FBMKLCI Weekly Technical Outlook 31 Oct 2011

The Week Ahead
The daily slow stochastics indicator for the KLCI reissued a buy signal at the overbought zone
early last week (Chart 1), confirming the buy signal from the oversold region on the weekly
indicator. The 14-day Relative Strength Index (RSI) indicator climbed higher to above the 60-
point mark, while the 14-week RSI listed a positive reading just above 50.

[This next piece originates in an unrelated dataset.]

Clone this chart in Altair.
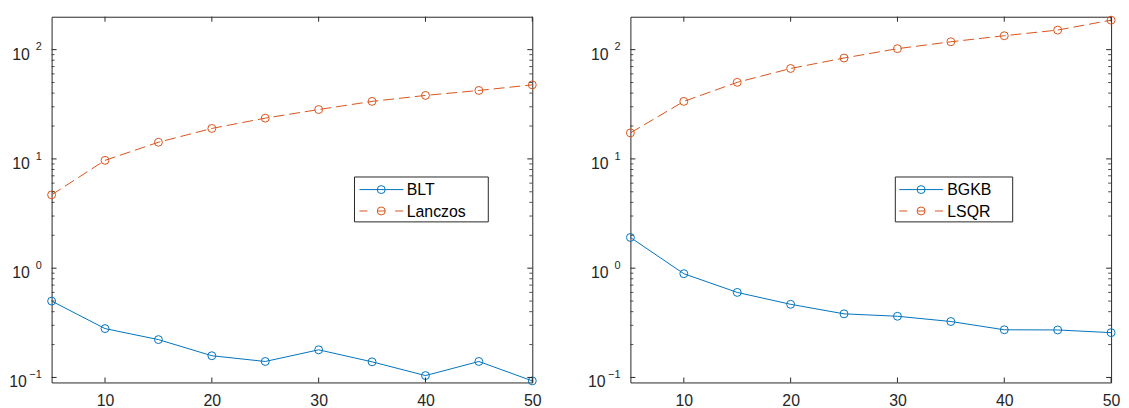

 Meantime, the daily Moving Average Convergence Divergence (MACD) trend indicator’s signal
line extended higher above the zero line to reinforce a bullish trend signal, while the weekly
MACD signal line continued hooking up to suggest strengthening upward momentum (Chart
2). The 14-day Directional Movement Index (DMI) trend indicator will see the -DI line
crossing back below the +DI line to trigger a buy signal on further strength, but the ADX line
continued inching lower, confirming a trendless market.

 In Conclusion 
Given the further improvement on momentum and trend indicators for the KLCI, the local
stock market should show upside resilience this week, even as short-term momentum
becomes more overbought. As such, profit-taking dips are likely to be shallow as increasingly
investors should be more confident to return and bargain stocks, especially those in the
construction, property and oil & gas sectors which have suffered heavy losses in recent
weeks. Moreover, improvement on the euro-zone debt situation following the decisive action
taken by EU leaders to boost its rescue fund to 1 trillion euros as bondholders agreed to a
relatively mild 50% haircut on Greek debt, as well as much stronger-than-expected US and
Chinese economic data, should combine to boost sentiment further.

 On the index, immediate resistance comes from 1,488, the 61.8% Fibonacci Retracement (FR)
of the sell-off from the 1,597 record high of 11 July to the recent pivot low of 1,310 on 26 Sept
(Chart 3), matching last Friday’s high. A breakout going forward would see stronger
resistance from the 100-day and 200-day moving averages at 1,495 and 1,512 respectively,
being challenged, while the 76.4%FR at 1,529 would act as a more formidable upside barrier.
Immediate support on profit-taking dips will be at 1,454, the 50%FR, with better retracement
support at 1,420, the 38.2%FR, followed by 1,400 and then 1,378, the 23.6%FR.